A man in his 30s walked into the waiting room and promptly collapsed in a chair. He lost consciousness, nobody even heard a chief complaint. When they hooked him up to an EKG it was obvious he was having a major heart attack; I think they call it Vfib? My doctor daughter had the biggest guy in the room, a tech, pound on his chest while she got the paddles ready. The pounding didn’t help, so she shocked him with the paddles, and he converted but unfortunately he got belligerent and pulled everything out, then passed out. She shocked him again.

And he came back to life. He was discharged from the hospital yesterday.

He has a wife and 3 children and probably will never meet my daughter. And it made me think of the husband of a friend of mine in Pittsfield, MA. In his 30s too, he woke up one July 4th morning sweating, and instead of going to the ER, he took a shower. That is where he died, while his wife tried calling his doctor and finally called an ambulance, before 911. She had a new baby and a toddler so I made baked ziti for the shiva. And I helped her collect pictures of her husband for her children, because i know what it’s like to lose a father so young.

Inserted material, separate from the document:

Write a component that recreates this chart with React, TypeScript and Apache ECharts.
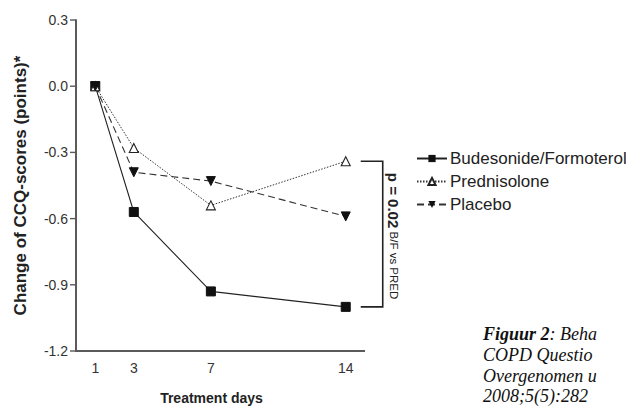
import React, { useEffect, useRef } from "react";
import * as echarts from "echarts";

const days = [1, 3, 7, 14];
const budesonide = [0.0, -0.57, -0.93, -1.0];
const prednisolone = [0.0, -0.28, -0.54, -0.34];
const placebo = [0.0, -0.39, -0.43, -0.59];
const seriesNames = ["Budesonide/Formoterol", "Prednisolone", "Placebo"];
const yTicks = [0.3, 0.0, -0.3, -0.6, -0.9, -1.2];
const xMin = 0;
const xMax = 15;
const yMin = -1.2;
const yMax = 0.3;
const captionLines = ["COPD Questio", "Overgenomen u", "2008;5(5):282"];

export default function App() {
  const ref = useRef<HTMLDivElement>(null);
  useEffect(() => {
    if (!ref.current) return;
    const chart = echarts.init(ref.current, null, { renderer: "svg" });
    const pair = (ys: number[]) => days.map((d, i) => [d, ys[i]]);
    chart.setOption({
      animation: false,
      backgroundColor: "#ffffff",
      textStyle: { fontFamily: "Liberation Sans, Arial, sans-serif" },
      grid: { left: 76, top: 20, right: 261, bottom: 58, containLabel: false },
      xAxis: {
        type: "value",
        min: xMin,
        max: xMax,
        name: "Treatment days",
        nameLocation: "middle",
        nameGap: 40,
        nameTextStyle: { fontSize: 14, fontWeight: "bold", color: "#222", padding: [0, 18, 0, 0] },
        axisLine: { show: false },
        axisTick: { show: false },
        splitLine: { show: false },
        axisLabel: { customValues: days, color: "#333", fontSize: 14, margin: 10 },
      },
      yAxis: {
        type: "value",
        min: yMin,
        max: yMax,
        interval: 0.3,
        name: "Change of CCQ-scores (points)*",
        nameLocation: "middle",
        nameGap: 47,
        nameTextStyle: { fontSize: 17, fontWeight: "bold", color: "#222" },
        axisLine: { show: false },
        axisTick: { show: false },
        splitLine: { show: false },
        axisLabel: {
          color: "#333",
          fontSize: 14,
          margin: 8,
          formatter: (v: number) => (Math.abs(v) < 1e-9 ? "0.0" : v.toFixed(1)),
        },
      },
      legend: {
        orient: "vertical",
        left: 411,
        top: 145,
        itemWidth: 30,
        itemHeight: 9,
        itemGap: 6,
        textStyle: { fontSize: 17, color: "#222", padding: [0, 0, 0, -2] },
        data: seriesNames,
      },
      series: [
        {
          name: "axes",
          type: "line",
          data: [[xMin, yMax], [xMin, yMin], [xMax, yMin]],
          symbol: "none",
          silent: true,
          clip: false,
          lineStyle: { color: "#5a5a5a", width: 1.8, type: "solid" },
          z: 1,
        },
        {
          name: seriesNames[0],
          type: "line",
          data: pair(budesonide),
          symbol: "rect",
          symbolSize: 9,
          itemStyle: { color: "#111", borderColor: "#111" },
          lineStyle: { color: "#222", width: 1.1, type: "solid" },
        },
        {
          name: seriesNames[1],
          type: "line",
          data: pair(prednisolone),
          symbol: "triangle",
          symbolSize: 9,
          itemStyle: { color: "#ffffff", borderColor: "#222", borderWidth: 1.1 },
          lineStyle: { color: "#333", width: 1, type: [1.5, 1.5] },
          z: 3,
        },
        {
          name: seriesNames[2],
          type: "line",
          data: pair(placebo),
          symbol: "triangle",
          symbolRotate: 180,
          symbolSize: 9,
          itemStyle: { color: "#111", borderColor: "#111" },
          lineStyle: { color: "#333", width: 1.1, type: [7, 4] },
        },
      ],
    });

    const px = (x: number, y: number) => chart.convertToPixel({ gridIndex: 0 }, [x, y]) as number[];
    const origin = px(xMin, yMin);
    const yTop = px(xMin, yMax);
    const xRight = px(xMax, yMin);
    const top = px(14, prednisolone[3]);
    const bot = px(14, budesonide[3]);
    const bx0 = top[0] + 15;
    const bx1 = top[0] + 37;
    const mid = (top[1] + bot[1]) / 2;
    const axisFill = "#5a5a5a";
    chart.setOption({
      graphic: [
        {
          type: "polyline",
          shape: { points: [[bx0, top[1]], [bx1, top[1]], [bx1, bot[1]], [bx0, bot[1]]] },
          style: { stroke: "#222", lineWidth: 1.6, fill: "none" },
        },
        {
          type: "text",
          x: bx1 + 11,
          y: mid + 2,
          rotation: -Math.PI / 2,
          style: {
            text: "{a|p = 0.02} {b|B/F vs PRED}",
            align: "center",
            verticalAlign: "middle",
            rich: {
              a: { fontSize: 15, fontWeight: "bold", fill: "#222", fontFamily: "Liberation Sans" },
              b: { fontSize: 11.5, fill: "#222", fontFamily: "Liberation Sans" },
            },
          },
        },
        {
          type: "text",
          x: 483,
          y: 334,
          style: {
            text: "{b|Figuur 2}{n|: Beha}",
            verticalAlign: "middle",
            rich: {
              b: { fontSize: 18, fontWeight: "bold", fontStyle: "italic", fill: "#111", fontFamily: "Liberation Serif" },
              n: { fontSize: 18, fontStyle: "italic", fill: "#111", fontFamily: "Liberation Serif" },
            },
          },
        },
        ...captionLines.map((t, i) => ({
          type: "text",
          x: 483,
          y: 355 + i * 20.5,
          style: {
            text: t,
            verticalAlign: "middle",
            fontSize: 18,
            fontStyle: "italic",
            fill: "#111",
            fontFamily: "Liberation Serif",
          },
        })),
        {
          type: "rect",
          shape: { x: origin[0] - 1, y: yTop[1] - 0.8, width: 1.8, height: origin[1] - yTop[1] + 1.6 },
          style: { fill: axisFill },
          z: 100,
        },
        {
          type: "rect",
          shape: { x: origin[0] - 1, y: origin[1] - 0.9, width: xRight[0] - origin[0] + 1, height: 1.8 },
          style: { fill: axisFill },
          z: 100,
        },
        ...yTicks.map((v) => {
          const p = px(xMin, v);
          return {
            type: "rect",
            shape: { x: p[0] - 6, y: p[1] - 0.7, width: 6, height: 1.4 },
            style: { fill: axisFill },
            z: 100,
          };
        }),
      ],
    });
    return () => chart.dispose();
  }, []);
  return (
    <div
      ref={ref}
      style={{ position: "fixed", left: 0, top: 0, width: 626, height: 410, overflow: "hidden" }}
    />
  );
}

On this Easter morning, Christianity teaches that rebirth can happen to all those who seek God, who walk humbly. As my dear friend Eve quotes:

“I cannot help but think, on this Easter morning, of how many times I have been resurrected. Like so many others, I have known moments when I thought my life had entered a tomb. I saw that great stone rolling between me and the hope of any future I could imagine. But then, through God’s grace and healing, I emerged into a garden to find people who cared for me waiting, waiting for me to return to life. I pray, therefore, for all of those who have been resurrected like me. I celebrate this new life with all of you who have stepped out of the grave into the light of Easter.” S. Charleston

Many thanks to all those emergency personnel who are working today, and just a little note to the Easter bunny – really, you need a break?